> _Requirement_
Set down each line of the material that follows, exactly, with no pictures.

====== Data shown ======

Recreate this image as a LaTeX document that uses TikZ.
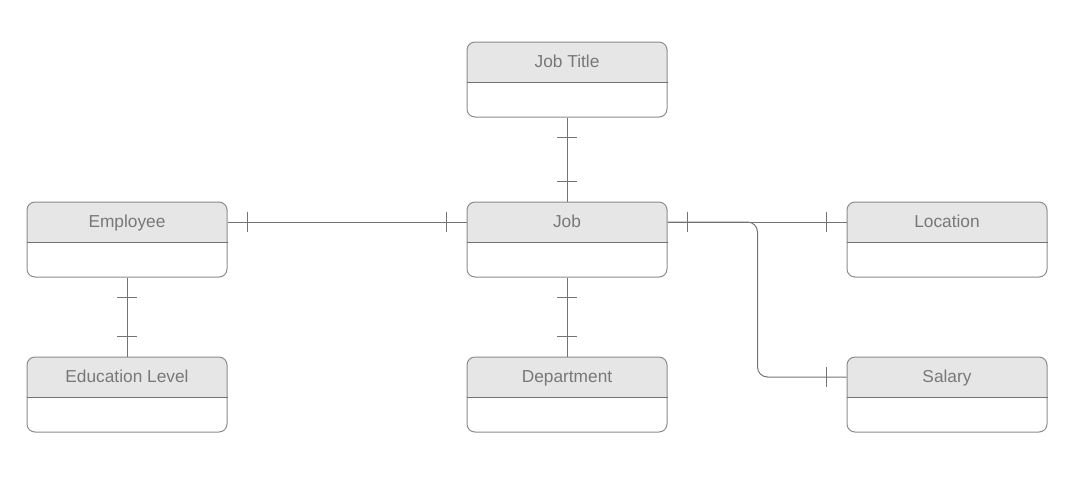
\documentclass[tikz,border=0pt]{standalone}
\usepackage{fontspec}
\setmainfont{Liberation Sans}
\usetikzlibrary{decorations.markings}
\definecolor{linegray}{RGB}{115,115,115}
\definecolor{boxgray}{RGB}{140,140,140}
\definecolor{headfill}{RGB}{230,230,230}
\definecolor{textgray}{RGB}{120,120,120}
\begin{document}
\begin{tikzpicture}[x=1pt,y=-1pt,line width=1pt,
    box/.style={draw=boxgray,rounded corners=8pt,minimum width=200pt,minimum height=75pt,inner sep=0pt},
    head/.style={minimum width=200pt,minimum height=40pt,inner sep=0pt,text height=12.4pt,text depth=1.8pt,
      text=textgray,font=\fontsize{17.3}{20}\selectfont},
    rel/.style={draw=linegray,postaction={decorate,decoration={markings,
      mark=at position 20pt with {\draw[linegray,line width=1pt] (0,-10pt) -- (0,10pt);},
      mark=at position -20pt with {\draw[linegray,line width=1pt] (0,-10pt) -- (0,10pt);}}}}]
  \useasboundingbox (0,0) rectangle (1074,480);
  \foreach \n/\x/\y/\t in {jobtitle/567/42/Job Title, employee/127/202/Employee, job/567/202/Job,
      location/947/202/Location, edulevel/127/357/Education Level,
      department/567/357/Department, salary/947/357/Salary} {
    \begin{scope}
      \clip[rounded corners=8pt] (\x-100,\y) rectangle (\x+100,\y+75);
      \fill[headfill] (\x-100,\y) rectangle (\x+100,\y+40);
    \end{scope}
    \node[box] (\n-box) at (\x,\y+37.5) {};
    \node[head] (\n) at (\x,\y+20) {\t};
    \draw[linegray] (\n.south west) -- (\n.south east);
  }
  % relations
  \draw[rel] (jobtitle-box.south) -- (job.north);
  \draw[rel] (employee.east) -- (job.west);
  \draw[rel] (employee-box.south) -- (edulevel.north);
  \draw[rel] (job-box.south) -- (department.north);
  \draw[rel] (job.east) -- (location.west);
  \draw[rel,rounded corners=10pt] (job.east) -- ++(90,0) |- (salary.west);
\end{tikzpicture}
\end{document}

======

> _Full answer_
Recreate this image as a LaTeX document that uses TikZ.
\documentclass[tikz,border=0pt]{standalone}
\usepackage{fontspec}
\setmainfont{Liberation Sans}
\usetikzlibrary{decorations.markings}
\definecolor{linegray}{RGB}{115,115,115}
\definecolor{boxgray}{RGB}{140,140,140}
\definecolor{headfill}{RGB}{230,230,230}
\definecolor{textgray}{RGB}{120,120,120}
\begin{document}
\begin{tikzpicture}[x=1pt,y=-1pt,line width=1pt,
    box/.style={draw=boxgray,rounded corners=8pt,minimum width=200pt,minimum height=75pt,inner sep=0pt},
    head/.style={minimum width=200pt,minimum height=40pt,inner sep=0pt,text height=12.4pt,text depth=1.8pt,
      text=textgray,font=\fontsize{17.3}{20}\selectfont},
    rel/.style={draw=linegray,postaction={decorate,decoration={markings,
      mark=at position 20pt with {\draw[linegray,line width=1pt] (0,-10pt) -- (0,10pt);},
      mark=at position -20pt with {\draw[linegray,line width=1pt] (0,-10pt) -- (0,10pt);}}}}]
  \useasboundingbox (0,0) rectangle (1074,480);
  \foreach \n/\x/\y/\t in {jobtitle/567/42/Job Title, employee/127/202/Employee, job/567/202/Job,
      location/947/202/Location, edulevel/127/357/Education Level,
      department/567/357/Department, salary/947/357/Salary} {
    \begin{scope}
      \clip[rounded corners=8pt] (\x-100,\y) rectangle (\x+100,\y+75);
      \fill[headfill] (\x-100,\y) rectangle (\x+100,\y+40);
    \end{scope}
    \node[box] (\n-box) at (\x,\y+37.5) {};
    \node[head] (\n) at (\x,\y+20) {\t};
    \draw[linegray] (\n.south west) -- (\n.south east);
  }
  % relations
  \draw[rel] (jobtitle-box.south) -- (job.north);
  \draw[rel] (employee.east) -- (job.west);
  \draw[rel] (employee-box.south) -- (edulevel.north);
  \draw[rel] (job-box.south) -- (department.north);
  \draw[rel] (job.east) -- (location.west);
  \draw[rel,rounded corners=10pt] (job.east) -- ++(90,0) |- (salary.west);
\end{tikzpicture}
\end{document}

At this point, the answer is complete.